PC Culture

The ‘White Privilege’ Canard

Job seekers at a job fair in Uniondale, N.Y., in 2014 (Shannon Stapleton/Reuters)
Whites face much the same challenges anyone else faces.

Consider two Americans. One is named Mike. Mike is a straight white Christian male from a decaying industrial city in Ohio or Michigan. He never knew his father. His mother is hooked on painkillers. His home life isn’t great. Mom’s various boyfriends enjoy smacking him in the face. He gets passed around to a variety of family members. He gets into drugs early. Crime too. He drifts around high school and doesn’t graduate. He has no skills and no prospects.

The other American is Malia Obama.

Who has the privilege here? Which one of these citizens is going to have an easier time getting a potential employer on the phone? Who is more likely to find a suitable spouse? Which one of these people is going to have problems getting a mortgage? Who is going to have a better life?

The answer is obviously Mike. All Mike needs to do is present his “white privilege” card to Goldman Sachs, or the Walt Disney Company, or the United States Senate, and all doors will open, because white people like Mike are royalty. Mike will immediately be ushered to a velvet-upholstered throne and be instructed in how to fulfill his duties as a natural-born member of the country’s elite class.

Ah, the Left will protest, but Malia Obama is unique. There is only one of her. Well, two of her. Sort of. But anyway, blacks on average face more challenges than whites in the United States. Yes, but averages don’t tell us much about the lot of any individual. Happiness and success have much to do with personal circumstances — growing up in a stable, loving family; a good education; a strong work ethic. Having two parents who are able to get literally anyone in the world on the phone could help. Having no reliable parents could hurt. Race isn’t the ultimate or anywhere near the leading determinant of how your life turns out, and it’s sloppy to imply otherwise. Yet race determinism is everywhere, and if anything it seems to be growing in popularity.

Race determinism long ago became beloved by the far left but these days even moderates such as Clinton-administration official–turned–CNN pundit Kirsten Powers embrace it. Powers decreed that dislike for Hillary Clinton was no excuse for voting for Donald Trump. “They’ll say, ‘Well, I’m not racist.
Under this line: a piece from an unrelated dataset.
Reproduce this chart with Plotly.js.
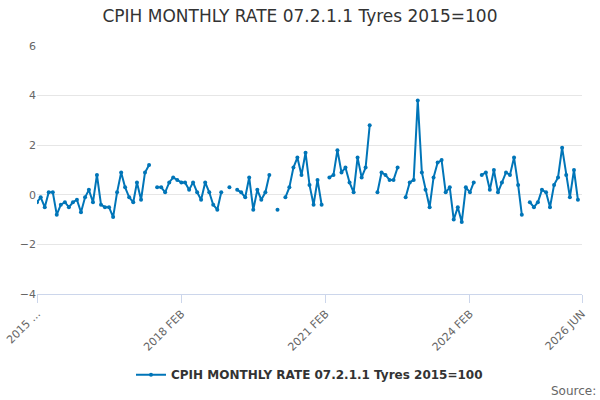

I just voted for him because I didn’t like Hillary Clinton.’ And I just want to say that’s not — that doesn’t make you not racist. It actually makes you racist.” Powers is hardly alone in this kind of thinking — the New York Times’ new editorial-board member, Sarah Jeong, tweeted, less than three months before she was hired, “‘I am not a racist’ is now a surefire confirmation of racism.” Jeong is a graduate of Harvard Law School. “The heartbeat of racism is denial,” ran the title of a Times column by Ibram X. Kendi, who claimed that President Trump’s assertions that he was not a racist constituted “ugly denials.” Kendi didn’t say these were ugly lies; the mere denying is ugly.

Like alcoholism or homosexuality back in the day, and witchcraft or Communist-party loyalty before that, racism is an unfalsifiable accusation. By denying it you merely make your accusers giggle. Your only hope is to confess and ingratiate yourself with the court by identifying other wrongdoers. Identifying lots of other wrongdoers is your best bet.

When Powers’s CNN remark ran into disbelief and mockery on Twitter, she redoubled her efforts to demonstrate that her thinking had degenerated to the confused-undergraduate level:

If “ALL” white people are beset by “racist assumptions,” then all white people are racist. All white people are therefore horrible. There’s a word for casting aspersions on people for the sole reason that they belong to a particular race; it’ll come to me in a moment . . .

That Powers cites “white privilege” as a built-in benefit of being white in America bolsters the suspicion many Americans have that collegiate identity-politics extremism, far from being safely quarantined on lefty quadrangles and late-night weed-fueled political arguments, is spreading rapidly through the national media. Hence “white privilege” has become one of the Left’s favorite catchphrase-cudgels in the last couple of years. It is going to become even more popular.

It would be absurd to argue that racism against minorities has been eradicated from the United States, and it seems comparably ridiculous that many white people think they are the primary victims of racism in a country that remains nearly three-quarters white (and nearly two-thirds non-Hispanic white). But being white isn’t a country-club membership card. It doesn’t guarantee you high income, a job, personal safety, or anything else. It doesn’t vault you above black Americans or anyone else in the social hierarchy. It doesn’t get you anything. Whites face challenges similar to anyone else’s. White privilege is a canard.